The runner includes all your benchmarks and it comes equipped with four reporters: plain text, CSV with raw timings, JUnit-compatible XML, and an HTML file with a scatter plot of the timings. If you execute the runner without requesting a particular reporter, it will use plain text to report the results. When compiling you can selectively disable any or all of the extra reporters by #defining some macros before #including the runner. NONIUS_DISABLE_EXTRA_REPORTERS disables everything but plain text; NONIUS_DISABLE_X_REPORTER, where X is one of CSV, JUNIT, or HTML disables a particular reporter.

The first thing that nonius does when running is testing the clock. By default it uses the clock provided by std::chrono::high_resolution_clock. The runner estimates the resolution and the cost of using the clock and then prints out that estimate.

clock resolution: mean is 28.1296 ns (20480002 iterations)

After ascertaining the characteristics of the clock, the benchmarks are run in sequence. Each benchmark consists of taking a number of samples determined by the command-line flags (defaults to 100). Each of those samples consists of running the code being measured for a number of times that makes sure it takes enough time that the clock resolution does not affect the measurement. If you’re benchmarking code that takes significantly more than the clock resolution to run, it will probably run it once for each sample. However, if one run of that code is too fast, nonius will scale it by running the code more than once per sample. This obviously implies that your benchmarks should be completely repeatable. There is also the underlying assumption that the time it takes to run the code does not vary wildly.

benchmarking construct small
collecting 100 samples, 438 iterations each, in estimated 2.8032 ms

After the measurements are performed, a statistical bootstrapping is performed on the samples. The number of resamples for that bootstrapping is configurable but defaults to 100000. After the bootstrapping is done, the runner will print estimates for the mean and standard deviation. The estimates come with a lower bound and an upper bound, and the confidence interval (which is configurable but defaults to 95%).
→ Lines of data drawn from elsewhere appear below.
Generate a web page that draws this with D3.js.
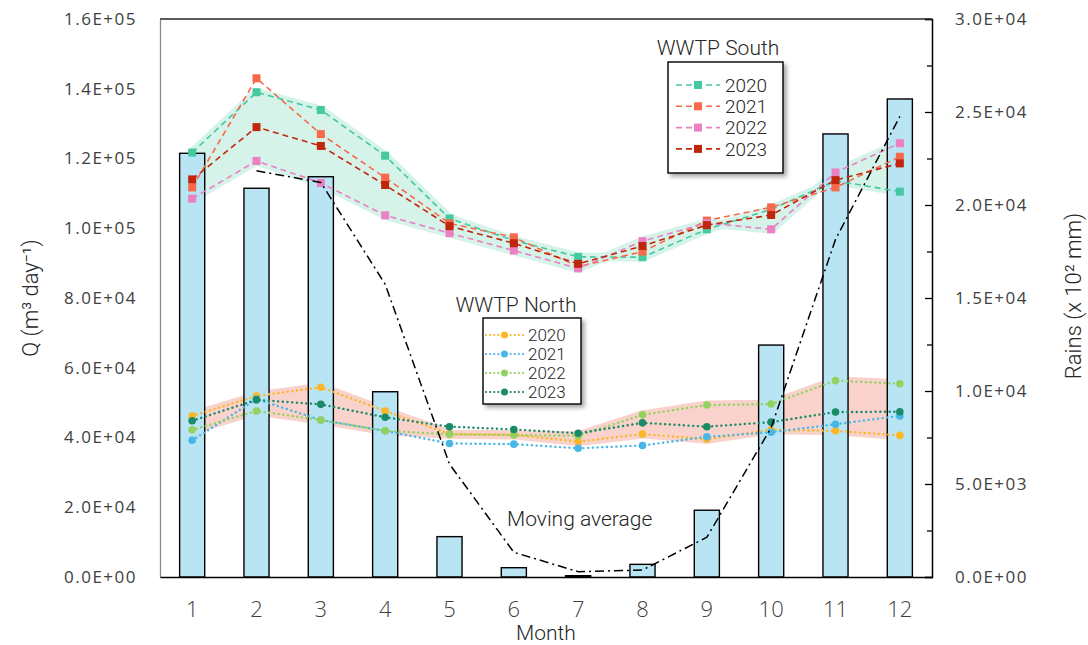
<!DOCTYPE html>
<html>
<head>
<meta charset="utf-8">
<script src="https://cdn.jsdelivr.net/npm/d3@7"></script>
<style>
  body { margin: 0; background: #fff; }
  .lab { font-family: Roboto, "Open Sans", sans-serif; font-weight: 300; fill: #262626; }
  .tick text { font-family: "Open Sans", sans-serif; fill: #404040; }
</style>
</head>
<body>
<div id="chart"></div>
<script>
// months on the x axis
var months = [1, 2, 3, 4, 5, 6, 7, 8, 9, 10, 11, 12];

// rain (right axis) and its moving average
var rain    = [22780, 20900, 21520, 9960, 2170, 500, 70, 680, 3590, 12470, 23820, 25700];
var rainAvg = [null, 21840, 21210, 15740, 6070, 1330, 285, 375, 2135, 8030, 18150, 24760];

// WWTP South flow (left axis)
var south2020 = [121700, 139000, 133900, 120800, 102800, 96500, 91800, 91700, 99700, 105400, 113600, 110500];
var south2021 = [111700, 143000, 127000, 114500, 101400, 97400, 89000, 93300, 102200, 106000, 111700, 120500];
var south2022 = [108500, 119300, 113000, 103700, 98600, 93600, 88500, 96300, 101500, 99700, 116000, 124400];
var south2023 = [114000, 129000, 123600, 112400, 100600, 95700, 89800, 94900, 100900, 103800, 113800, 118600];

// WWTP North flow (left axis)
var north2020 = [46200, 51900, 54400, 47600, 41000, 40800, 38800, 41000, 39500, 42200, 41900, 40600];
var north2021 = [39200, 51000, 45000, 41900, 38300, 38100, 36900, 37700, 40200, 41500, 43800, 46200];
var north2022 = [42200, 47600, 45000, 41900, 40900, 40700, 40500, 46500, 49300, 49600, 56300, 55400];
var north2023 = [44800, 50800, 49500, 45800, 43100, 42300, 41200, 44200, 43100, 44400, 47300, 47400];

var years = ["2020", "2021", "2022", "2023"];
var southColors = ["#45c9a1", "#f8694b", "#eb80c2", "#c0260c"];
var northColors = ["#fbb726", "#47b7e8", "#93d25f", "#1b8a67"];

var leftTicks  = [0, 20000, 40000, 60000, 80000, 100000, 120000, 140000, 160000];
var rightTicks = [0, 5000, 10000, 15000, 20000, 25000, 30000];
var rightMinor = [2500, 7500, 12500, 17500, 22500, 27500];

var w = 1088, h = 645;
var pL = 160, pR = 932, pT = 19, pB = 577;

var svg = d3.select("#chart").append("svg")
    .attr("width", w)
    .attr("height", h);

var defs = svg.append("defs");
var shadow = defs.append("filter").attr("id", "shadow")
    .attr("x", "-20%").attr("y", "-20%").attr("width", "150%").attr("height", "150%");
shadow.append("feDropShadow")
    .attr("dx", 3).attr("dy", 3).attr("stdDeviation", 2)
    .attr("flood-color", "#000").attr("flood-opacity", 0.35);

var x = d3.scaleBand().domain(months).range([pL, pR]);
var cx = function(m) { return x(m) + x.bandwidth() / 2; };
var yL = d3.scaleLinear().domain([0, 160000]).range([pB, pT]);
var yR = d3.scaleLinear().domain([0, 30000]).range([pB, pT]);

function sci(v) {
  var p = v.toExponential(1).toUpperCase().split("E");
  var e = +p[1];
  return p[0] + "E" + (e < 0 ? "-" : "+") + String(Math.abs(e)).padStart(2, "0");
}

// shaded bands between 2020 and 2022 (a bit wider than the lines)
function band(a, b, color) {
  var area = d3.area()
      .x(function(d, i) { return cx(months[i]); })
      .y0(function(d, i) { return yL(b[i]); })
      .y1(function(d) { return yL(d); });
  svg.append("path").datum(a)
      .attr("d", area)
      .attr("fill", color)
      .attr("stroke", color)
      .attr("stroke-width", 9)
      .attr("stroke-linejoin", "round");
}
band(south2020, south2022, "#d6f3ea");
band(north2020, north2022, "#f9d2cb");

// rain bars
var barW = x.bandwidth() * 0.39;
svg.selectAll(".bar")
    .data(rain)
    .enter()
    .append("rect")
    .attr("class", "bar")
    .attr("x", function(d, i) { return cx(months[i]) - barW / 2; })
    .attr("y", function(d) { return yR(d); })
    .attr("width", barW)
    .attr("height", function(d) { return pB - yR(d); })
    .attr("fill", "#b9e4f4")
    .attr("stroke", "#000")
    .attr("stroke-width", 1.4);

// series lines
var southSeries = [south2020, south2021, south2022, south2023];
var northSeries = [north2020, north2021, north2022, north2023];

var lineL = d3.line()
    .x(function(d, i) { return cx(months[i]); })
    .y(function(d) { return yL(d); });

northSeries.forEach(function(s, k) {
  svg.append("path").datum(s)
      .attr("d", lineL)
      .attr("fill", "none")
      .attr("stroke", northColors[k])
      .attr("stroke-width", 2.4)
      .attr("stroke-linecap", "round")
      .attr("stroke-dasharray", "0.1,4.6");
  svg.selectAll(".nm" + k)
      .data(s)
      .enter()
      .append("circle")
      .attr("cx", function(d, i) { return cx(months[i]); })
      .attr("cy", function(d) { return yL(d); })
      .attr("r", 3.8)
      .attr("fill", northColors[k]);
});

southSeries.forEach(function(s, k) {
  svg.append("path").datum(s)
      .attr("d", lineL)
      .attr("fill", "none")
      .attr("stroke", southColors[k])
      .attr("stroke-width", 1.6)
      .attr("stroke-dasharray", "6,4");
  svg.selectAll(".sm" + k)
      .data(s)
      .enter()
      .append("rect")
      .attr("x", function(d, i) { return cx(months[i]) - 4; })
      .attr("y", function(d) { return yL(d) - 4; })
      .attr("width", 8)
      .attr("height", 8)
      .attr("fill", southColors[k]);
});

// moving average of rain
var lineR = d3.line()
    .defined(function(d) { return d != null; })
    .x(function(d, i) { return cx(months[i]); })
    .y(function(d) { return yR(d); });
svg.append("path").datum(rainAvg)
    .attr("d", lineR)
    .attr("fill", "none")
    .attr("stroke", "#000")
    .attr("stroke-width", 1.5)
    .attr("stroke-dasharray", "9,4,2,4");

// axes
var axL = svg.append("g")
    .attr("transform", "translate(" + pL + ",0)")
    .call(d3.axisLeft(yL).tickValues(leftTicks).tickFormat(sci).tickSize(0).tickPadding(23));
axL.select(".domain").attr("stroke", "#8a8a8a").attr("stroke-width", 1.3);

var axR = svg.append("g")
    .attr("transform", "translate(" + pR + ",0)")
    .call(d3.axisRight(yR).tickValues(rightTicks).tickFormat(sci).tickSize(-7).tickPadding(23));
axR.select(".domain").attr("stroke", "#000").attr("stroke-width", 1.5);
svg.append("g")
    .attr("transform", "translate(" + pR + ",0)")
    .call(d3.axisRight(yR).tickValues(rightMinor).tickFormat("").tickSize(-5))
    .select(".domain").remove();

svg.selectAll(".tick line").attr("stroke", "#000").attr("stroke-width", 1.3);
svg.selectAll(".tick text")
    .attr("font-size", 17)
    .style("letter-spacing", "1.5px");

var axB = svg.append("g")
    .attr("transform", "translate(0," + pB + ")")
    .call(d3.axisBottom(x).tickSize(0).tickPadding(24));
axB.select(".domain").attr("stroke", "#000").attr("stroke-width", 1.5);
axB.selectAll("text")
    .attr("class", "lab")
    .attr("font-size", 22)
    .style("letter-spacing", "0px");

// top frame line
svg.append("line")
    .attr("x1", pL).attr("x2", pR)
    .attr("y1", pT).attr("y2", pT)
    .attr("stroke", "#262626").attr("stroke-width", 1.5);

// axis titles
svg.append("text").attr("class", "lab")
    .attr("transform", "translate(38,298) rotate(-90)")
    .attr("text-anchor", "middle")
    .attr("font-size", 22)
    .text("Q (m³ day⁻¹)");
svg.append("text").attr("class", "lab")
    .attr("transform", "translate(1081,296) rotate(-90)")
    .attr("text-anchor", "middle")
    .attr("font-size", 22)
    .text("Rains (x 10² mm)");
svg.append("text").attr("class", "lab")
    .attr("x", 546).attr("y", 640)
    .attr("text-anchor", "middle")
    .attr("font-size", 21)
    .text("Month");
svg.append("text").attr("class", "lab")
    .attr("x", 507).attr("y", 526)
    .attr("font-size", 21)
    .text("Moving average");

// legends
function legend(title, tx, ty, bx, by, bw, bh, y0, dy, lx0, lx1, fs, colors, south) {
  svg.append("text").attr("class", "lab")
      .attr("x", tx).attr("y", ty)
      .attr("text-anchor", "middle")
      .attr("font-size", 21)
      .text(title);
  svg.append("rect")
      .attr("x", bx).attr("y", by)
      .attr("width", bw).attr("height", bh)
      .attr("fill", "#fff")
      .attr("stroke", "#000")
      .attr("stroke-width", 1.4)
      .attr("filter", "url(#shadow)");
  var g = svg.append("g").selectAll("g")
      .data(years)
      .enter()
      .append("g")
      .attr("transform", function(d, i) { return "translate(0," + (y0 + i * dy) + ")"; });
  g.append("line")
      .attr("x1", lx0).attr("x2", lx1)
      .attr("stroke", function(d, i) { return colors[i]; })
      .attr("stroke-width", south ? 1.6 : 2.2)
      .attr("stroke-linecap", south ? "butt" : "round")
      .attr("stroke-dasharray", south ? "6,4" : "0.1,4");
  var mx = (lx0 + lx1) / 2;
  if (south) {
    g.append("rect")
        .attr("x", mx - 4).attr("y", -4)
        .attr("width", 8).attr("height", 8)
        .attr("fill", function(d, i) { return colors[i]; });
  } else {
    g.append("circle")
        .attr("cx", mx).attr("r", 3.5)
        .attr("fill", function(d, i) { return colors[i]; });
  }
  g.append("text").attr("class", "lab")
      .attr("x", lx1 + 5)
      .attr("y", fs * 0.36)
      .attr("font-size", fs)
      .text(function(d) { return d; });
}
legend("WWTP South", 718, 55, 668, 62, 115, 111, 85, 21.3, 676, 720, 19, southColors, true);
legend("WWTP North", 516, 312, 483, 318, 98, 86, 335, 19, 486, 523, 17, northColors, false);
</script>
</body>
</html>
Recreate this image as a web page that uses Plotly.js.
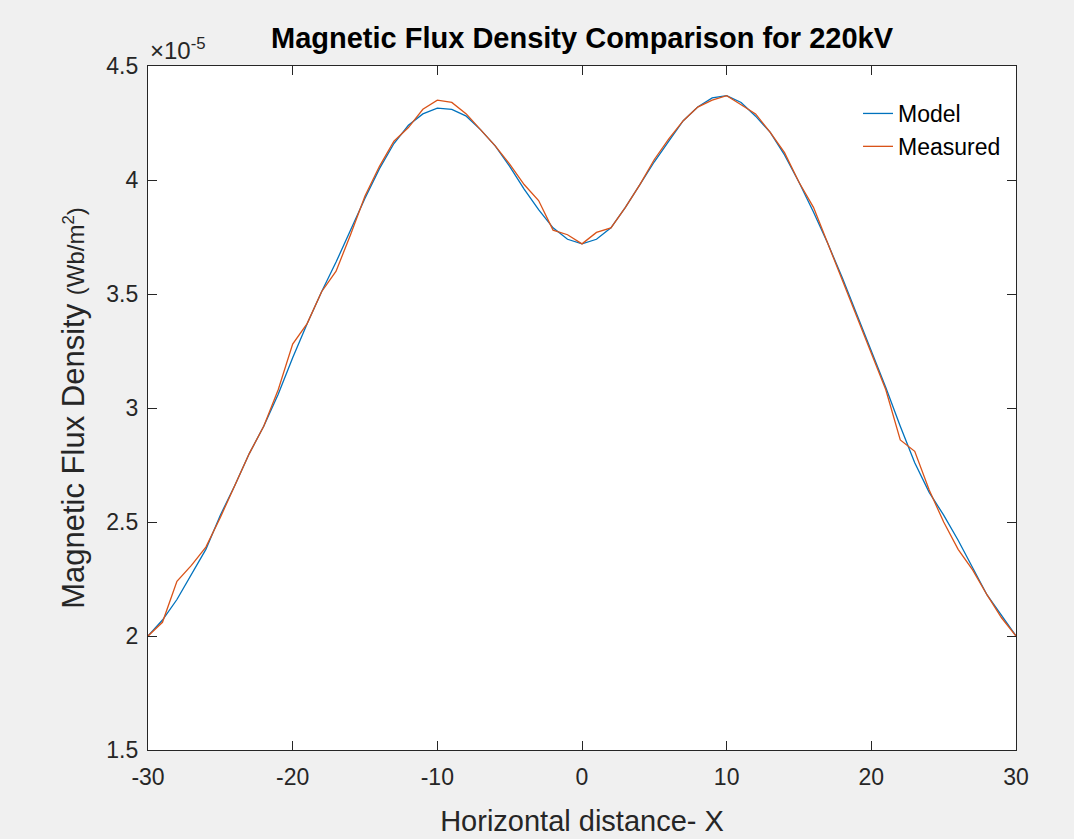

mean: 41.3622 ns, lb 41.3479 ns, ub 41.4251 ns, ci 0.95
std dev: 0.130953 ns, lb 0.0209896 ns, ub 0.309054 ns, ci 0.95

After all that, the runner will tell you about any samples that are outliers and whether those might be important: if they affect the variance greatly, our measurements might not be very trustworthy. It could be that there is another factor affecting our measurements (say, some other application that was doing some heavy task at the same time), or maybe the code being measure varies wildly in performance. Nonius will provide the data; it’s up to you to make sense of it.

found 19 outliers among 100 samples (19%)
variance is unaffected by outliers

Outliers are classified as “low” or “high” depending on whether they are above or below the mean. They can be “mild” or “severe” if they are relatively far from the rest of the measurements. If you request verbose output the default reporter will give you outlier classification.

found 19 outliers among 100 samples (19%)
  2 (2%) low mild
  3 (3%) high mild
  14 (14%) high severe
variance introduced by outliers: 0.99%
variance is unaffected by outliers

Contributing

If you want to help with nonius development, please read the Contributor guide.

Licensing

Nonius is released under the CC0 license, which is essentially a public domain dedication with legalese to emulate the public domain as much as possible under jurisdictions that do not have such a concept. That means you can really do whatever you want with the code in nonius, because I waived as many of my rights on it as I am allowed.

However, currently nonius makes use of some code distributed under the MIT license. The html reporter uses the Plotly library for the interactive charts and the cpptemplate library for generating HTML from a template. If you want to use only the public domain code for whatever reason, you can disable the html reporter easily.

Trivia

A nonius is a device created in 1542 by the Portuguese inventor Pedro Nunes (Petrus Nonius in Latin) that improved the accuracy of the astrolabe. It was adapted in 1631 by the French mathematician Pierre Vernier to create the vernier scale.